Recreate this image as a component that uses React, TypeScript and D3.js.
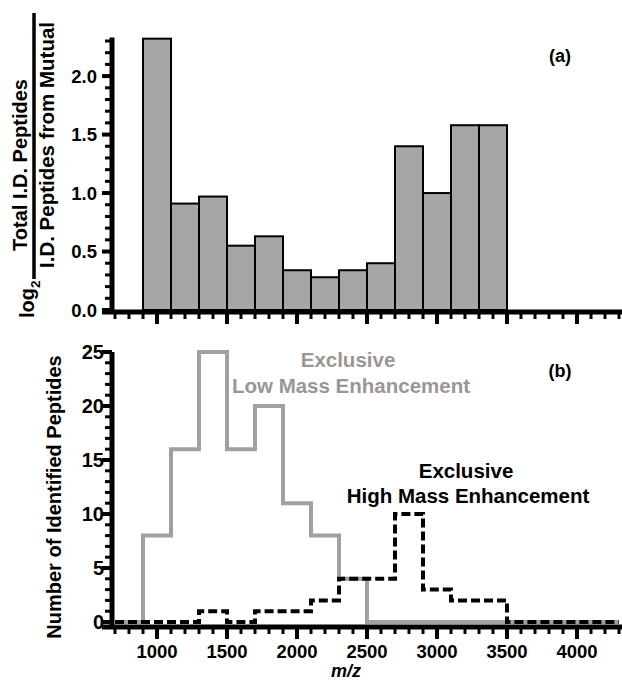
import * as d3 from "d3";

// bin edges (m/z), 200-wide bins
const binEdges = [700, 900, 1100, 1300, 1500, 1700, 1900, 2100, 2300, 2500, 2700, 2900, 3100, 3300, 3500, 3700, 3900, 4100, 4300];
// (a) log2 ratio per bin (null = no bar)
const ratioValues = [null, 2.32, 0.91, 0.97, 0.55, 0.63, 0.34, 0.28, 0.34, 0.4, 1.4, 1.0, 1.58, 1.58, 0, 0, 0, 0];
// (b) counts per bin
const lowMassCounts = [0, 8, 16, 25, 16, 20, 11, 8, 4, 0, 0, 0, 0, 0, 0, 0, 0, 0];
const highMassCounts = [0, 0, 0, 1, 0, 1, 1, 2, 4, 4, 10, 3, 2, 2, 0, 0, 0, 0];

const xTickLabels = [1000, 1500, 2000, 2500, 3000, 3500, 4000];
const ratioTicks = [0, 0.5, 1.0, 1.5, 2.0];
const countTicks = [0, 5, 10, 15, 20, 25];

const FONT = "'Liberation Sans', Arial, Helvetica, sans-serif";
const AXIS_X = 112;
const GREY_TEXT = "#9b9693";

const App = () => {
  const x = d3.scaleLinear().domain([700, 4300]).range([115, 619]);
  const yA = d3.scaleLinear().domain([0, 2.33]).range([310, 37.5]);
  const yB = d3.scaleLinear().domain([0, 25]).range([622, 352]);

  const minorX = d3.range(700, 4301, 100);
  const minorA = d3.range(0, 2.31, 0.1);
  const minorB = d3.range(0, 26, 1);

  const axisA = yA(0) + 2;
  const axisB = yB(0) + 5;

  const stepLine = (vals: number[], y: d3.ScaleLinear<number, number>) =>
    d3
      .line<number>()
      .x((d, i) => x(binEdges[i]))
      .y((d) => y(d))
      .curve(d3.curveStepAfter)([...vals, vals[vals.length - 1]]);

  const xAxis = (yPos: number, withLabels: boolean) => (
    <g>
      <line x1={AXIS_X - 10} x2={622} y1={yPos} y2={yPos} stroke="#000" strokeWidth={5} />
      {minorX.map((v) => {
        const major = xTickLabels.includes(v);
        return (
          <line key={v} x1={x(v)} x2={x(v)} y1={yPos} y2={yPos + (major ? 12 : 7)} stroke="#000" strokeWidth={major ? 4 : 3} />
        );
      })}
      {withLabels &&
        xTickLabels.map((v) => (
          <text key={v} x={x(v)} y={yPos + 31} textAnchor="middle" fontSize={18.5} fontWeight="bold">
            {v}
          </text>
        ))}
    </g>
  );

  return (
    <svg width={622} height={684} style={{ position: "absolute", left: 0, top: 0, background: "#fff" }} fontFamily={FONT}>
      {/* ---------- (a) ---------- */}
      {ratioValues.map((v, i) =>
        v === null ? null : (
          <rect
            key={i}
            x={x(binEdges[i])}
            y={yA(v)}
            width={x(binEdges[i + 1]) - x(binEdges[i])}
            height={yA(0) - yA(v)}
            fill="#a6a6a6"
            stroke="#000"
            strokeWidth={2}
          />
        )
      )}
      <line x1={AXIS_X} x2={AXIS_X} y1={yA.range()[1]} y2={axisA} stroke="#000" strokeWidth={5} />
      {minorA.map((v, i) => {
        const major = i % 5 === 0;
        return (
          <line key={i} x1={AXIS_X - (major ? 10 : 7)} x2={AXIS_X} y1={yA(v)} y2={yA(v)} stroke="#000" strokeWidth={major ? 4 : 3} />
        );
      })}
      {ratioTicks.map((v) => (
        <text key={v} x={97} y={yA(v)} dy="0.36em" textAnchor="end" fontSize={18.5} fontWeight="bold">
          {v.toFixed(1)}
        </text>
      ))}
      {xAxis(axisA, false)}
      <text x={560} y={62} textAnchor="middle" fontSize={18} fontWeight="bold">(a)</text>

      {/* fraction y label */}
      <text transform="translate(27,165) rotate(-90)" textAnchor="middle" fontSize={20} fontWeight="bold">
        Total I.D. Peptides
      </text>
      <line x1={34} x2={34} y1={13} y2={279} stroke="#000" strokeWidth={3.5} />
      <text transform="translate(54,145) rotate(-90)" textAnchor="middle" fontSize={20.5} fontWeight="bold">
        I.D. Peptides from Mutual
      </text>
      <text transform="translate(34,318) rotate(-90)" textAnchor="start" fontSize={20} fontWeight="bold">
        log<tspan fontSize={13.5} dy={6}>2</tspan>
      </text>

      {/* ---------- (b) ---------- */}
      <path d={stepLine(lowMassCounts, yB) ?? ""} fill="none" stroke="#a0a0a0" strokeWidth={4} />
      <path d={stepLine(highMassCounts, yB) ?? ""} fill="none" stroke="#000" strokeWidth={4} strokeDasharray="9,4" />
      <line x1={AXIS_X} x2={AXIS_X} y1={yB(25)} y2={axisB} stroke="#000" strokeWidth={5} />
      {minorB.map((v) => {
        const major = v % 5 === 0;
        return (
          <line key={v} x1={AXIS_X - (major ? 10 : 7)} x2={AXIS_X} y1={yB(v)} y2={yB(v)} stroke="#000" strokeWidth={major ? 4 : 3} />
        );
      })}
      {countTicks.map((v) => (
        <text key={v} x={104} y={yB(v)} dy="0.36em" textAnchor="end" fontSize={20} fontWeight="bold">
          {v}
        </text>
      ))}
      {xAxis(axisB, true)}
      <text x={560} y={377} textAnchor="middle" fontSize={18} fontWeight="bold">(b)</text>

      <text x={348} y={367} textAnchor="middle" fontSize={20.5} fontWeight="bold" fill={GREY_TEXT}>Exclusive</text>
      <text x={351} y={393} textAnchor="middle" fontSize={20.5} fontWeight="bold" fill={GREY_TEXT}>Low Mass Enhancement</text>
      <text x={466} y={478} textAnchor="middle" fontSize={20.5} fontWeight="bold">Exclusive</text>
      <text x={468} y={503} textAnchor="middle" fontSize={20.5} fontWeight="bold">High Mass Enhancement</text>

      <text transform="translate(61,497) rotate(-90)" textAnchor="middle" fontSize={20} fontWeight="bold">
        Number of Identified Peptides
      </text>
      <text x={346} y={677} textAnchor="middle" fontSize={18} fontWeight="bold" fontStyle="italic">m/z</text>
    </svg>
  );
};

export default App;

> _DESCRIPTION OF THE TASK_:
Leave out the pictures and reproduce the rest of the listing exactly.

> _RESPONSE TO THIS EXERCISE_:
Recreate this image as a component that uses React, TypeScript and D3.js.
import * as d3 from "d3";

// bin edges (m/z), 200-wide bins
const binEdges = [700, 900, 1100, 1300, 1500, 1700, 1900, 2100, 2300, 2500, 2700, 2900, 3100, 3300, 3500, 3700, 3900, 4100, 4300];
// (a) log2 ratio per bin (null = no bar)
const ratioValues = [null, 2.32, 0.91, 0.97, 0.55, 0.63, 0.34, 0.28, 0.34, 0.4, 1.4, 1.0, 1.58, 1.58, 0, 0, 0, 0];
// (b) counts per bin
const lowMassCounts = [0, 8, 16, 25, 16, 20, 11, 8, 4, 0, 0, 0, 0, 0, 0, 0, 0, 0];
const highMassCounts = [0, 0, 0, 1, 0, 1, 1, 2, 4, 4, 10, 3, 2, 2, 0, 0, 0, 0];

const xTickLabels = [1000, 1500, 2000, 2500, 3000, 3500, 4000];
const ratioTicks = [0, 0.5, 1.0, 1.5, 2.0];
const countTicks = [0, 5, 10, 15, 20, 25];

const FONT = "'Liberation Sans', Arial, Helvetica, sans-serif";
const AXIS_X = 112;
const GREY_TEXT = "#9b9693";

const App = () => {
  const x = d3.scaleLinear().domain([700, 4300]).range([115, 619]);
  const yA = d3.scaleLinear().domain([0, 2.33]).range([310, 37.5]);
  const yB = d3.scaleLinear().domain([0, 25]).range([622, 352]);

  const minorX = d3.range(700, 4301, 100);
  const minorA = d3.range(0, 2.31, 0.1);
  const minorB = d3.range(0, 26, 1);

  const axisA = yA(0) + 2;
  const axisB = yB(0) + 5;

  const stepLine = (vals: number[], y: d3.ScaleLinear<number, number>) =>
    d3
      .line<number>()
      .x((d, i) => x(binEdges[i]))
      .y((d) => y(d))
      .curve(d3.curveStepAfter)([...vals, vals[vals.length - 1]]);

  const xAxis = (yPos: number, withLabels: boolean) => (
    <g>
      <line x1={AXIS_X - 10} x2={622} y1={yPos} y2={yPos} stroke="#000" strokeWidth={5} />
      {minorX.map((v) => {
        const major = xTickLabels.includes(v);
        return (
          <line key={v} x1={x(v)} x2={x(v)} y1={yPos} y2={yPos + (major ? 12 : 7)} stroke="#000" strokeWidth={major ? 4 : 3} />
        );
      })}
      {withLabels &&
        xTickLabels.map((v) => (
          <text key={v} x={x(v)} y={yPos + 31} textAnchor="middle" fontSize={18.5} fontWeight="bold">
            {v}
          </text>
        ))}
    </g>
  );

  return (
    <svg width={622} height={684} style={{ position: "absolute", left: 0, top: 0, background: "#fff" }} fontFamily={FONT}>
      {/* ---------- (a) ---------- */}
      {ratioValues.map((v, i) =>
        v === null ? null : (
          <rect
            key={i}
            x={x(binEdges[i])}
            y={yA(v)}
            width={x(binEdges[i + 1]) - x(binEdges[i])}
            height={yA(0) - yA(v)}
            fill="#a6a6a6"
            stroke="#000"
            strokeWidth={2}
          />
        )
      )}
      <line x1={AXIS_X} x2={AXIS_X} y1={yA.range()[1]} y2={axisA} stroke="#000" strokeWidth={5} />
      {minorA.map((v, i) => {
        const major = i % 5 === 0;
        return (
          <line key={i} x1={AXIS_X - (major ? 10 : 7)} x2={AXIS_X} y1={yA(v)} y2={yA(v)} stroke="#000" strokeWidth={major ? 4 : 3} />
        );
      })}
      {ratioTicks.map((v) => (
        <text key={v} x={97} y={yA(v)} dy="0.36em" textAnchor="end" fontSize={18.5} fontWeight="bold">
          {v.toFixed(1)}
        </text>
      ))}
      {xAxis(axisA, false)}
      <text x={560} y={62} textAnchor="middle" fontSize={18} fontWeight="bold">(a)</text>

      {/* fraction y label */}
      <text transform="translate(27,165) rotate(-90)" textAnchor="middle" fontSize={20} fontWeight="bold">
        Total I.D. Peptides
      </text>
      <line x1={34} x2={34} y1={13} y2={279} stroke="#000" strokeWidth={3.5} />
      <text transform="translate(54,145) rotate(-90)" textAnchor="middle" fontSize={20.5} fontWeight="bold">
        I.D. Peptides from Mutual
      </text>
      <text transform="translate(34,318) rotate(-90)" textAnchor="start" fontSize={20} fontWeight="bold">
        log<tspan fontSize={13.5} dy={6}>2</tspan>
      </text>

      {/* ---------- (b) ---------- */}
      <path d={stepLine(lowMassCounts, yB) ?? ""} fill="none" stroke="#a0a0a0" strokeWidth={4} />
      <path d={stepLine(highMassCounts, yB) ?? ""} fill="none" stroke="#000" strokeWidth={4} strokeDasharray="9,4" />
      <line x1={AXIS_X} x2={AXIS_X} y1={yB(25)} y2={axisB} stroke="#000" strokeWidth={5} />
      {minorB.map((v) => {
        const major = v % 5 === 0;
        return (
          <line key={v} x1={AXIS_X - (major ? 10 : 7)} x2={AXIS_X} y1={yB(v)} y2={yB(v)} stroke="#000" strokeWidth={major ? 4 : 3} />
        );
      })}
      {countTicks.map((v) => (
        <text key={v} x={104} y={yB(v)} dy="0.36em" textAnchor="end" fontSize={20} fontWeight="bold">
          {v}
        </text>
      ))}
      {xAxis(axisB, true)}
      <text x={560} y={377} textAnchor="middle" fontSize={18} fontWeight="bold">(b)</text>

      <text x={348} y={367} textAnchor="middle" fontSize={20.5} fontWeight="bold" fill={GREY_TEXT}>Exclusive</text>
      <text x={351} y={393} textAnchor="middle" fontSize={20.5} fontWeight="bold" fill={GREY_TEXT}>Low Mass Enhancement</text>
      <text x={466} y={478} textAnchor="middle" fontSize={20.5} fontWeight="bold">Exclusive</text>
      <text x={468} y={503} textAnchor="middle" fontSize={20.5} fontWeight="bold">High Mass Enhancement</text>

      <text transform="translate(61,497) rotate(-90)" textAnchor="middle" fontSize={20} fontWeight="bold">
        Number of Identified Peptides
      </text>
      <text x={346} y={677} textAnchor="middle" fontSize={18} fontWeight="bold" fontStyle="italic">m/z</text>
    </svg>
  );
};

export default App;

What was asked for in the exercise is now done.